Work instructions: Give back exactly the lines that run from the beginning of the entries to the line containing "const legendIdx = [['1','2'],['2','3']];", both included, and nothing else.

Plotting code records:
=-=-=
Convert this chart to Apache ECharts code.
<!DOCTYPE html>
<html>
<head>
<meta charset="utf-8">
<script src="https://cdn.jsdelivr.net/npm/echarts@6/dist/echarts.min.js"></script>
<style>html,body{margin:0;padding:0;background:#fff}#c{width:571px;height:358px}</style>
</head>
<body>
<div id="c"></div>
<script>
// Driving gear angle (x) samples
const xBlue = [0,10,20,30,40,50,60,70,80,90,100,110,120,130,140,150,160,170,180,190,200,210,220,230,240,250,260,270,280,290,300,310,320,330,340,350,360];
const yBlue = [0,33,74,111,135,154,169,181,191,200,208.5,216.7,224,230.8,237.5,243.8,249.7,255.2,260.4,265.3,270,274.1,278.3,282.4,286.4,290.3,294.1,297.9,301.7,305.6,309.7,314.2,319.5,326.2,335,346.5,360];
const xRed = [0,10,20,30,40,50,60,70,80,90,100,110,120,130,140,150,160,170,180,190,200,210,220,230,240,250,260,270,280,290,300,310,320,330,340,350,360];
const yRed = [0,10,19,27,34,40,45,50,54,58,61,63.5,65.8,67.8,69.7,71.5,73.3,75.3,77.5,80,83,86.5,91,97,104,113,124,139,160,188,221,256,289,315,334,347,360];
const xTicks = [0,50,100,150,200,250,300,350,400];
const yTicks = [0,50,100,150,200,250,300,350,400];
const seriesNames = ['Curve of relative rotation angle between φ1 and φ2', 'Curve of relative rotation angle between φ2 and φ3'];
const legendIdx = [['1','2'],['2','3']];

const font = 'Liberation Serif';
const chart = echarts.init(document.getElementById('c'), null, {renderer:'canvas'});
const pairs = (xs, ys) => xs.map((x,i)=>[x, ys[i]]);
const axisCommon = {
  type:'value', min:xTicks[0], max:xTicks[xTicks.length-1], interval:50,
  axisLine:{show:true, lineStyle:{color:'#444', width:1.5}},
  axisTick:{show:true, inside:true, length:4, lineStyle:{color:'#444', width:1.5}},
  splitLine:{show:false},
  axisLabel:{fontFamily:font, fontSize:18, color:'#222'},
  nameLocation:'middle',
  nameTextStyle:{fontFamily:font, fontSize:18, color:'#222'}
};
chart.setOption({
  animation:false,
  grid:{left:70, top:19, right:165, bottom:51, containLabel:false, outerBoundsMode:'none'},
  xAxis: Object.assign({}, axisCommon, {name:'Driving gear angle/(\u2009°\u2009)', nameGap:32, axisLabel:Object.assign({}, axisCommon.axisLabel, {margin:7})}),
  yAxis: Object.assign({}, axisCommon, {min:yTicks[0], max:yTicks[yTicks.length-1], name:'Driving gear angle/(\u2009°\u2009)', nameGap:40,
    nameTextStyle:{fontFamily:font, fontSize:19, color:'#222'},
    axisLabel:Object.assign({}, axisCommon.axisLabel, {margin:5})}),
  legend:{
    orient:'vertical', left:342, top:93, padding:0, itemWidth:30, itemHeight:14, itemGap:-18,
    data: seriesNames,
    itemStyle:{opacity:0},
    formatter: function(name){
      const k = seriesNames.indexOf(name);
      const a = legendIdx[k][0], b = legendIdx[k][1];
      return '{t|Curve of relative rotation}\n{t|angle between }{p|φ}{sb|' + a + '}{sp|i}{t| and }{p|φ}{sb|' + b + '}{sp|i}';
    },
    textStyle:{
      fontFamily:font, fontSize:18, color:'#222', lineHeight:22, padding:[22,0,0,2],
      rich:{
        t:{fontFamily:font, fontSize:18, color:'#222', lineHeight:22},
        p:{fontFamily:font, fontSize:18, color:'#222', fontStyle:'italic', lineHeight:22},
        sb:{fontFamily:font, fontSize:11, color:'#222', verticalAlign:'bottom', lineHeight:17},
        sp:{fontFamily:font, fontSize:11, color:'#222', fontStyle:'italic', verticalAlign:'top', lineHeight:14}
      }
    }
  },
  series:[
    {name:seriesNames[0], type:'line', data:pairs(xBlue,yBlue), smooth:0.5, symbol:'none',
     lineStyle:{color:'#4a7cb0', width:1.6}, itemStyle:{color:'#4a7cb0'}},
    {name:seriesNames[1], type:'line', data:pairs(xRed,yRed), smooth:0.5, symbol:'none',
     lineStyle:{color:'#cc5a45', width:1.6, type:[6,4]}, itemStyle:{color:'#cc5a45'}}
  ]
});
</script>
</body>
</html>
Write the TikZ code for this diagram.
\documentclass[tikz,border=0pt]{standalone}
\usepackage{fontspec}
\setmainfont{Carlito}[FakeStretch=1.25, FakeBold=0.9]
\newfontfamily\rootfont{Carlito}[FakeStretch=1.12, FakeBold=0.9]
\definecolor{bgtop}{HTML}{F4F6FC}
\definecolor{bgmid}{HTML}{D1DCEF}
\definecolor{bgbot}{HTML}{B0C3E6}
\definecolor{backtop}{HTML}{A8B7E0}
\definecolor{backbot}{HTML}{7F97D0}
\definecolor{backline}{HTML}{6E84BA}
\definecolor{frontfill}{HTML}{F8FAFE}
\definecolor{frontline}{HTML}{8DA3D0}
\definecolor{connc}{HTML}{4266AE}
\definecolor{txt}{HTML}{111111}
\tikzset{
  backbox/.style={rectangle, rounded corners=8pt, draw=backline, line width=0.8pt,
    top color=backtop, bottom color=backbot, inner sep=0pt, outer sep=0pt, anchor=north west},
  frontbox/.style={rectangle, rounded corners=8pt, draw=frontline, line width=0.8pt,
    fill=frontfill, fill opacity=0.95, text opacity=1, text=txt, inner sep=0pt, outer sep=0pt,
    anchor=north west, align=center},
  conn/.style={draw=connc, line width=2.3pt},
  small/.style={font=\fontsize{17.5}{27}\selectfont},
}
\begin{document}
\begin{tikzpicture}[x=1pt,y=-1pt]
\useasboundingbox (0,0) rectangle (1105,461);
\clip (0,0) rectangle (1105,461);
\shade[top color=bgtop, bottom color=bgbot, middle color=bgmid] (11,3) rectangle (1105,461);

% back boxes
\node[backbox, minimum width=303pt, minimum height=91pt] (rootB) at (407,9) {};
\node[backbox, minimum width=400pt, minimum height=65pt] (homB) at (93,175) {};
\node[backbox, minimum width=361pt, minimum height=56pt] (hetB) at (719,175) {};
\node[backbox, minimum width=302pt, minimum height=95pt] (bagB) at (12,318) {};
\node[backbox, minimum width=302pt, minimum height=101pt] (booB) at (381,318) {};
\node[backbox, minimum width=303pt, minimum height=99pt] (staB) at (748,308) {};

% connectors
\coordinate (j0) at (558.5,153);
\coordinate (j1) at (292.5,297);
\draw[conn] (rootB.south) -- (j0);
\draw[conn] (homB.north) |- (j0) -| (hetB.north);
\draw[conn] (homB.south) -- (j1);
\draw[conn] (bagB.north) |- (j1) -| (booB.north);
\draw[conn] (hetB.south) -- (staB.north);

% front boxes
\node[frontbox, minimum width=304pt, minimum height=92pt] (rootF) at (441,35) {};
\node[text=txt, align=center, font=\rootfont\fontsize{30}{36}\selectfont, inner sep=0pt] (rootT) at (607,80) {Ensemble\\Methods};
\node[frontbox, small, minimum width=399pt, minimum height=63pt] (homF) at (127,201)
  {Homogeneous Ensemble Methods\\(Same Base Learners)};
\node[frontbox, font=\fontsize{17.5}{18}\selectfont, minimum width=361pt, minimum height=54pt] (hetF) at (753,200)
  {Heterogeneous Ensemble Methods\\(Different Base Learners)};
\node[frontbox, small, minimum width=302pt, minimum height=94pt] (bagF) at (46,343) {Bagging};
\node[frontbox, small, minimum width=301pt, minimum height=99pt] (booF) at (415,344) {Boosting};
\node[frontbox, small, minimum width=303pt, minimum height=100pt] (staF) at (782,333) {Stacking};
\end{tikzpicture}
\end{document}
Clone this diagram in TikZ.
=-=-=
Result for this exercise:
Convert this chart to Apache ECharts code.
<!DOCTYPE html>
<html>
<head>
<meta charset="utf-8">
<script src="https://cdn.jsdelivr.net/npm/echarts@6/dist/echarts.min.js"></script>
<style>html,body{margin:0;padding:0;background:#fff}#c{width:571px;height:358px}</style>
</head>
<body>
<div id="c"></div>
<script>
// Driving gear angle (x) samples
const xBlue = [0,10,20,30,40,50,60,70,80,90,100,110,120,130,140,150,160,170,180,190,200,210,220,230,240,250,260,270,280,290,300,310,320,330,340,350,360];
const yBlue = [0,33,74,111,135,154,169,181,191,200,208.5,216.7,224,230.8,237.5,243.8,249.7,255.2,260.4,265.3,270,274.1,278.3,282.4,286.4,290.3,294.1,297.9,301.7,305.6,309.7,314.2,319.5,326.2,335,346.5,360];
const xRed = [0,10,20,30,40,50,60,70,80,90,100,110,120,130,140,150,160,170,180,190,200,210,220,230,240,250,260,270,280,290,300,310,320,330,340,350,360];
const yRed = [0,10,19,27,34,40,45,50,54,58,61,63.5,65.8,67.8,69.7,71.5,73.3,75.3,77.5,80,83,86.5,91,97,104,113,124,139,160,188,221,256,289,315,334,347,360];
const xTicks = [0,50,100,150,200,250,300,350,400];
const yTicks = [0,50,100,150,200,250,300,350,400];
const seriesNames = ['Curve of relative rotation angle between φ1 and φ2', 'Curve of relative rotation angle between φ2 and φ3'];
const legendIdx = [['1','2'],['2','3']];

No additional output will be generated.